What was she doing in her mind? She was certainly acting as the hostess in her brother’s house by washing his feet. But she was also anointing him, not as a king or a priest. For that she would have anointed his head. No, she was anointing him as one already dead and ready for burial. She unbound her hair as a sign of one in mourning and used that hair to wipe the ointment onto his feet.
The Disciples’ Complaint
When they complained to her about the cost of the ointment and what else she could have done with it, it was not as if she didn’t already know. What, did they really think that women couldn’t do math? Well, yeah, actually that’s probably exactly what they thought. But it wasn’t that.
It was that they weren’t all that inclined to spend money to feed the hungry. Hadn’t they even said as much when Jesus had wanted them to feed 5000? They said that it would be ridiculous to spend that kind of money.
No, she was pretty sure that they raised that point as a smokescreen. They wanted something to distract themselves from the realization that she was coming to terms with – that they were about to lose him.
At least, she was pretty sure that was what was happening for most of them. But as for the one called Iscariot, she had good reason to mistrust his motives. Some women just know when they are dealing with a man who is untrustworthy.
Mashing Stories Together
It is an unfortunate habit we have of taking the stories of the Gospels and just sort of mashing the ones that are similar together in our minds. Remember that each gospel writer was telling his own story. Remember that they did not just write these books to report about what had happened.
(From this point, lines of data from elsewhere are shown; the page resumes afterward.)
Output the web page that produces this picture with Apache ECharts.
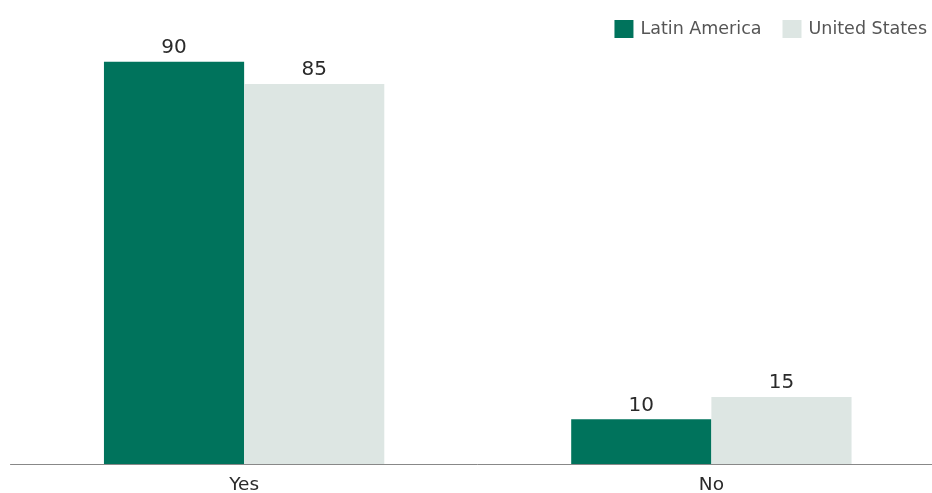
<!DOCTYPE html>
<html><head><meta charset="utf-8">
<script src="https://cdn.jsdelivr.net/npm/echarts@6/dist/echarts.min.js"></script>
<style>html,body{margin:0;padding:0;background:#fff;overflow:hidden}#c{width:945px;height:493px}</style>
</head><body><div id="c"></div>
<script>
const categories = ["Yes", "No"];
const latinAmerica = [90, 10];
const unitedStates = [85, 15];
const seriesNames = ["Latin America", "United States"];

const FONT = "'DejaVu Sans', sans-serif";
const chart = echarts.init(document.getElementById('c'), null, {renderer: 'canvas'});
chart.setOption({
  animation: false,
  textStyle: {fontFamily: FONT},
  legend: {
    right: 13, top: 15,
    itemWidth: 19, itemHeight: 18, itemGap: 21,
    icon: 'rect',
    textStyle: {fontFamily: FONT, fontSize: 17.5, color: '#555', padding: [0, 0, 0, 2]},
    data: seriesNames
  },
  grid: {left: 10.5, right: 0, top: 17, bottom: 29, containLabel: false, outerBoundsMode: 'none'},
  xAxis: {
    type: 'category', data: categories,
    axisLine: {lineStyle: {color: '#888', width: 1}},
    axisTick: {show: false},
    axisLabel: {fontFamily: FONT, fontSize: 18.5, color: '#2a2a2a', margin: 12}
  },
  yAxis: {type: 'value', min: 0, max: 100, show: false, splitLine: {show: false}},
  series: [
    {name: seriesNames[0], type: 'bar', data: latinAmerica, barGap: '0%', barCategoryGap: '40%',
     itemStyle: {color: '#00735C'},
     label: {show: true, position: 'top', fontFamily: FONT, fontSize: 20, color: '#2a2a2a', distance: 4}},
    {name: seriesNames[1], type: 'bar', data: unitedStates,
     itemStyle: {color: '#DDE6E3'},
     label: {show: true, position: 'top', fontFamily: FONT, fontSize: 20, color: '#2a2a2a', distance: 4}}
  ]
});
</script></body></html>
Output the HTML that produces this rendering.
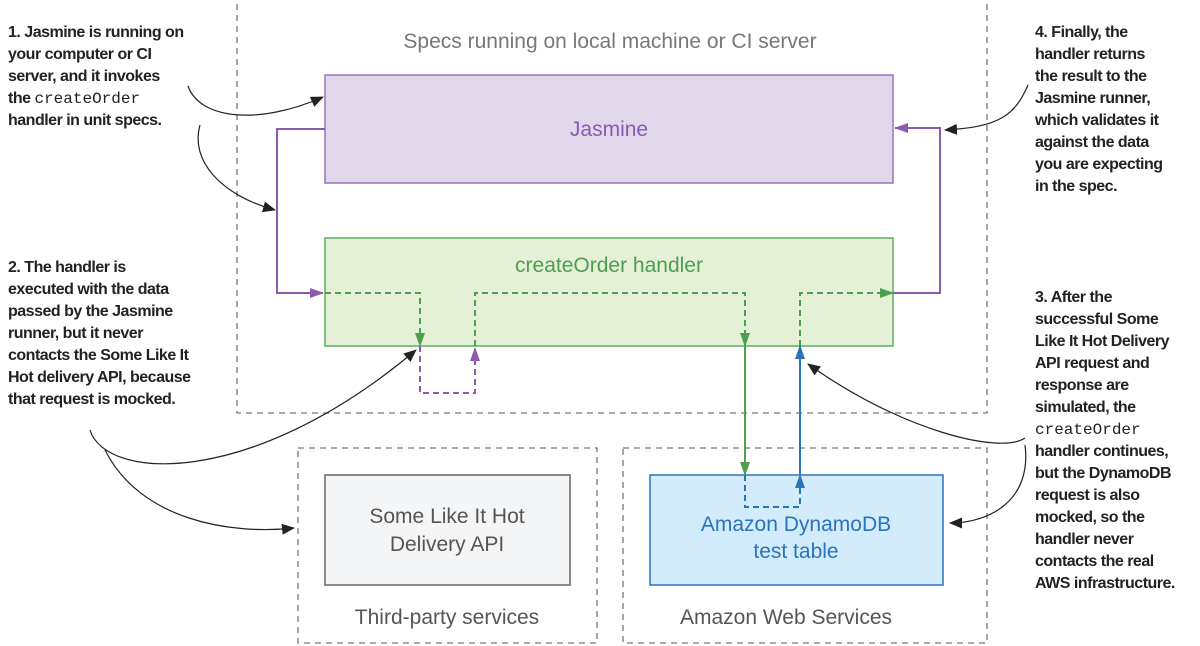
<!DOCTYPE html>
<html><head><meta charset="utf-8"><style>
body{margin:0;width:1200px;height:646px;background:#fff;position:relative;overflow:hidden;font-family:"Liberation Sans",sans-serif}
.n{position:absolute;font-weight:bold;font-size:16px;line-height:22px;color:#222;letter-spacing:-0.5px}
.n code{font-family:"Liberation Mono",monospace;font-weight:normal;font-size:16px;letter-spacing:0}
</style></head><body>
<svg width="1200" height="646" style="position:absolute;left:0;top:0" font-family="Liberation Sans, sans-serif">
<defs>
<marker id="ap" markerWidth="14" markerHeight="10" refX="13" refY="5" orient="auto" markerUnits="userSpaceOnUse"><path d="M0,0L14,5L0,10z" fill="#8a5bb0"/></marker>
<marker id="ag" markerWidth="14" markerHeight="10" refX="13" refY="5" orient="auto" markerUnits="userSpaceOnUse"><path d="M0,0L14,5L0,10z" fill="#4e9e50"/></marker>
<marker id="ab" markerWidth="14" markerHeight="10" refX="13" refY="5" orient="auto" markerUnits="userSpaceOnUse"><path d="M0,0L14,5L0,10z" fill="#2a73bf"/></marker>
<marker id="ak" markerWidth="13" markerHeight="11" refX="12" refY="5.5" orient="auto" markerUnits="userSpaceOnUse"><path d="M0,0L13,5.5L0,11z" fill="#222"/></marker>
</defs>
<g fill="none" stroke="#777" stroke-width="1.3" stroke-dasharray="6,5">
<rect x="237" y="-5" width="750" height="418"/>
<rect x="298" y="448" width="299" height="195"/>
<rect x="623" y="448" width="364" height="195"/>
</g>
<text x="610" y="48" font-size="21" fill="#777" text-anchor="middle">Specs running on local machine or CI server</text>
<rect x="325" y="75" width="568" height="108" fill="#e0d7eb" stroke="#9b72c0" stroke-width="1.5"/>
<text x="609" y="136" font-size="21" fill="#8a5bb0" text-anchor="middle">Jasmine</text>
<rect x="325" y="238" width="568" height="108" fill="#e5f1d6" stroke="#5fad5f" stroke-width="1.5"/>
<text x="609" y="272" font-size="21" fill="#4e9e50" text-anchor="middle">createOrder handler</text>
<rect x="325" y="475" width="245" height="110" fill="#f4f5f6" stroke="#666" stroke-width="1.5"/>
<text x="447" y="523" font-size="21" fill="#555" text-anchor="middle">Some Like It Hot</text>
<text x="447" y="551" font-size="21" fill="#555" text-anchor="middle">Delivery API</text>
<text x="447" y="624" font-size="21" fill="#555" text-anchor="middle">Third-party services</text>
<rect x="650" y="475" width="293" height="110" fill="#d3ecfb" stroke="#2a73bf" stroke-width="1.5"/>
<text x="796" y="531" font-size="21" fill="#2a73bf" text-anchor="middle">Amazon DynamoDB</text>
<text x="796" y="558" font-size="21" fill="#2a73bf" text-anchor="middle">test table</text>
<text x="786" y="624" font-size="21" fill="#555" text-anchor="middle">Amazon Web Services</text>
<g fill="none" stroke-width="2">
<path d="M325,129H277V293H323" stroke="#8a5bb0" marker-end="url(#ap)"/>
<path d="M893,293H940V128H895" stroke="#8a5bb0" marker-end="url(#ap)"/>
<path d="M420,346V393H475V348" stroke="#8a5bb0" stroke-dasharray="6,4" marker-end="url(#ap)"/>
<path d="M325,293H420V346" stroke="#4e9e50" stroke-dasharray="6,4" marker-end="url(#ag)"/>
<path d="M475,346V293H745V346" stroke="#4e9e50" stroke-dasharray="6,4" marker-end="url(#ag)"/>
<path d="M745,346V475" stroke="#4e9e50" marker-end="url(#ag)"/>
<path d="M800,346V293H893" stroke="#4e9e50" stroke-dasharray="6,4" marker-end="url(#ag)"/>
<path d="M745,475V507H800V475" stroke="#2a73bf" stroke-dasharray="6,4" marker-end="url(#ab)"/>
<path d="M800,475V346" stroke="#2a73bf" marker-end="url(#ab)"/>
</g>
<g fill="none" stroke="#222" stroke-width="1.2">
<path d="M188,86C200,120 260,125 323,97" marker-end="url(#ak)"/>
<path d="M200,125C190,160 220,195 275,210" marker-end="url(#ak)"/>
<path d="M90,430C105,480 250,490 416,350" marker-end="url(#ak)"/>
<path d="M105,450C140,520 230,535 294,528" marker-end="url(#ak)"/>
<path d="M1028,85C1015,115 1000,127 945,130" marker-end="url(#ak)"/>
<path d="M1025,438C1000,455 900,430 808,364" marker-end="url(#ak)"/>
<path d="M1025,445C1032,500 990,523 950,523" marker-end="url(#ak)"/>
</g>
</svg>
<div class="n" style="left:8px;top:22px;width:200px">1. Jasmine is running on<br>your computer or CI<br>server, and it invokes<br>the <code>createOrder</code><br>handler in unit specs.</div>
<div class="n" style="left:8px;top:257px;width:220px">2. The handler is<br>executed with the data<br>passed by the Jasmine<br>runner, but it never<br>contacts the Some Like It<br>Hot delivery API, because<br>that request is mocked.</div>
<div class="n" style="left:1035px;top:22px;width:165px">4. Finally, the<br>handler returns<br>the result to the<br>Jasmine runner,<br>which validates it<br>against the data<br>you are expecting<br>in the spec.</div>
<div class="n" style="left:1035px;top:287px;width:165px">3. After the<br>successful Some<br>Like It Hot Delivery<br>API request and<br>response are<br>simulated, the<br><code>createOrder</code><br>handler continues,<br>but the DynamoDB<br>request is also<br>mocked, so the<br>handler never<br>contacts the real<br>AWS infrastructure.</div>
</body></html>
If that was all that these books were for, one would have been enough.
No, each gospel writer was trying to get across the important truths about Jesus that he had discovered. And each did that in the way that they adapted and told the stories. When we harmonize those stories, reducing them to the lowest common denominator so that they are all the same, we run the risk of losing sight of the very important truths that these writers were trying to give us.